Budgetary growth, in and of itself, can be an indication of economic strength. Yet, the health of it is defined by its resource package. Ethiopia’s fiscal space is identified by lack of restraint. The list of projects included in the budget continues to increase unabated, regardless of warnings by international financial institutions. From the perspective of the International Monetry Fund (IMF), the growth crowds out the private sector, underpins inflationary pressure and fuels the macroeconomic volatility.
In contrast, the disbursement lag that has become a common trait of the fiscal authorities, largely the MoFEC, is a procedural matter. With the lag growing every year, however, the cost borne due to postponement has continued. There seems to be a need for reform in disbursement requirements and practices.
No finance minister can feel at ease, while sitting on such fiscal volatility. Nor should Abdulaziz, even if he does not have prior experience in fiscal policy. The interwoven threads of volatility in the fiscal space can slowly translate into macroeconomic stability. And there cannot be a better time than this to stabilize them.
What the time demands is for Abdulaziz’s and his peers to review the Macroeconomic & Fiscal Framework (MEFF), a three-year rolling fiscal plan, in line with the ground realities. Further, they have to align it with the policy matrix of the second Growth & Transformation Plan (GTP II). Doing so will help adjust the fiscal space to the volatility driven by macroeconomic and planning presumptions.

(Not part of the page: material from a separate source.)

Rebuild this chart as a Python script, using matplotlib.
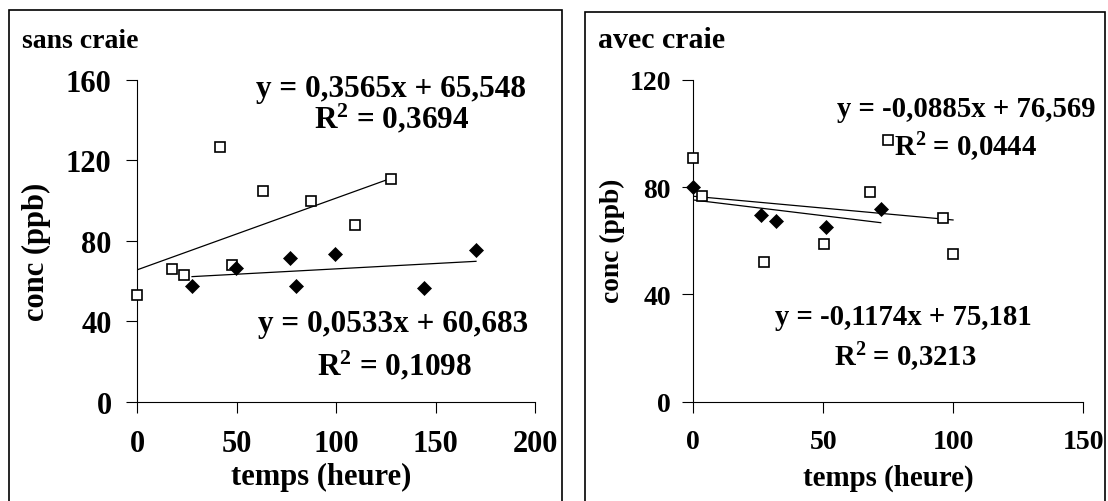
import matplotlib
matplotlib.use("Agg")
import matplotlib.pyplot as plt
from matplotlib.patches import Rectangle

# sans craie
sans_sq_x = [0, 17.6, 23.5, 41.8, 47.8, 63.0, 87.3, 109.2, 127.5]
sans_sq_y = [53.0, 66.1, 63.1, 126.7, 67.9, 104.7, 99.9, 87.8, 110.8]
sans_dm_x = [27.5, 49.6, 76.8, 79.5, 99.5, 144.2, 170.2]
sans_dm_y = [57.5, 66.6, 71.6, 57.5, 73.5, 56.3, 75.4]
sans_fit = [(0.3565, 65.548, 0.3694), (0.0533, 60.683, 0.1098)]

# avec craie
avec_sq_x = [0, 3.5, 27.3, 50.4, 67.9, 74.8, 95.9, 99.9]
avec_sq_y = [90.7, 76.7, 52.1, 58.8, 78.0, 97.4, 68.6, 55.2]
avec_dm_x = [0, 26.1, 31.8, 50.9, 72.1]
avec_dm_y = [79.9, 69.4, 67.3, 65.1, 71.9]
avec_fit = [(-0.0885, 76.569, 0.0444), (-0.1174, 75.181, 0.3213)]

sans_xticks = [0, 50, 100, 150, 200]
sans_yticks = [0, 40, 80, 120, 160]
avec_xticks = [0, 50, 100, 150]
avec_yticks = [0, 40, 80, 120]

plt.rcParams["font.family"] = ["Liberation Serif", "DejaVu Serif"]
plt.rcParams["font.weight"] = "bold"
plt.rcParams["mathtext.fontset"] = "custom"
plt.rcParams["mathtext.rm"] = "Liberation Serif:bold"
plt.rcParams["mathtext.it"] = "Liberation Serif:bold"
plt.rcParams["mathtext.bf"] = "Liberation Serif:bold"

W, H = 1108, 502
fig = plt.figure(figsize=(W / 100, H / 100), dpi=100)


def fmt(v, nd):
    return f"{v:.{nd}f}".replace(".", ",")


def eq_text(slope, icpt):
    return f"y = {fmt(slope, 4)}x + {fmt(icpt, 3)}"


def r2_text(r2):
    return "R$^{2}$ = " + fmt(r2, 4)


def panel(rect, sq_x, sq_y, dm_x, dm_y, fits, xticks, yticks, ypad, text_pos,
          ylab_pos, xlab_pos, tick_fs, eq_fs, xlab_fs, ylab_fs):
    ax = fig.add_axes(rect)
    ax.set_xlim(xticks[0], xticks[-1])
    ax.set_ylim(yticks[0], yticks[-1])
    for s in ["top", "right"]:
        ax.spines[s].set_visible(False)
    for s in ["left", "bottom"]:
        ax.spines[s].set_linewidth(0.8)
    ax.set_xticks(xticks)
    ax.set_yticks(yticks)
    ax.set_xticklabels([str(t) for t in xticks], fontsize=tick_fs, fontweight="bold")
    ax.set_yticklabels([str(t) for t in yticks], fontsize=tick_fs, fontweight="bold")
    ax.tick_params(axis="x", direction="out", length=8, width=0.8, pad=12)
    ax.tick_params(axis="y", direction="out", length=8, width=0.8, pad=ypad)

    # trend lines over each series' x range
    for xs, (a, b, _) in zip([sq_x, dm_x], fits):
        x0, x1 = min(xs), max(xs)
        ax.plot([x0, x1], [a * x0 + b, a * x1 + b], color="black", lw=0.9, zorder=2)

    ax.plot(sq_x, sq_y, ls="none", marker="s", ms=7, mfc="white", mec="black",
            mew=1.2, clip_on=False, zorder=3)
    ax.plot(dm_x, dm_y, ls="none", marker="D", ms=7.6, mfc="black", mec="black",
            mew=0.5, clip_on=False, zorder=3)

    for (a, b, r2), (ex, ey, rx, ry) in zip(fits, text_pos):
        ax.text(ex, ey, eq_text(a, b), fontsize=eq_fs, fontweight="bold",
                ha="center", va="baseline", zorder=4)
        ax.text(rx, ry, r2_text(r2), fontsize=eq_fs, fontweight="bold",
                ha="center", va="baseline", zorder=4)

    ax.text(ylab_pos[0], ylab_pos[1], "conc (ppb)", transform=ax.transAxes, rotation=90,
            ha="center", va="center", fontsize=ylab_fs, fontweight="bold")
    ax.text(xlab_pos[0], xlab_pos[1], "temps (heure)", transform=ax.transAxes,
            ha="center", va="center", fontsize=xlab_fs, fontweight="bold")
    return ax


ax1 = panel([137.3 / W, (H - 402.7) / H, 398 / W, 322 / H],
            sans_sq_x, sans_sq_y, sans_dm_x, sans_dm_y, sans_fit,
            sans_xticks, sans_yticks, 10.5,
            [(127.4, 152.1, 127.7, 136.4), (128.5, 35.3, 129.0, 13.8)],
            (-0.253, 0.469), (0.463, -0.231),
            tick_fs=22, eq_fs=22.5, xlab_fs=22, ylab_fs=22)

ax2 = panel([693.3 / W, (H - 402.7) / H, 390 / W, 322 / H],
            avec_sq_x, avec_sq_y, avec_dm_x, avec_dm_y, avec_fit,
            avec_xticks, avec_yticks, 8,
            [(104.9, 106.6, 104.9, 91.7), (80.7, 29.0, 81.4, 13.4)],
            (-0.207, 0.502), (0.501, -0.234),
            tick_fs=20, eq_fs=20.7, xlab_fs=20.8, ylab_fs=19.8)

# panel frames
fig.add_artist(Rectangle((9 / W, -0.05), (561.7 - 9) / W, 1.05 - 10.7 / H,
                         transform=fig.transFigure, fill=False, lw=1.2, ec="black"))
fig.add_artist(Rectangle((585 / W, -0.05), (1104.5 - 585) / W, 1.05 - 12.7 / H,
                         transform=fig.transFigure, fill=False, lw=1.2, ec="black"))

fig.text(21.7 / W, (H - 47.7) / H, "sans craie", fontsize=20, fontweight="bold",
         ha="left", va="baseline")
fig.text(598 / W, (H - 48.3) / H, "avec craie", fontsize=21.5, fontweight="bold",
         ha="left", va="baseline")

fig.savefig("out.png", dpi=100)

If they have the right policy instruments at hand, they can guide the policy thoughtfully. Then, they can properly see not only how to utilize resource windfalls, but also how to accurately foresee unprecedented obligations.
In the short-term, this may not answer the question of consumers who would like to see reduction in global oil price translated into reduction in pumping prices and other related costs. But even these consumers stand to benefit from the overall macroeconomic stability, in such ways as stable prices and better public investments.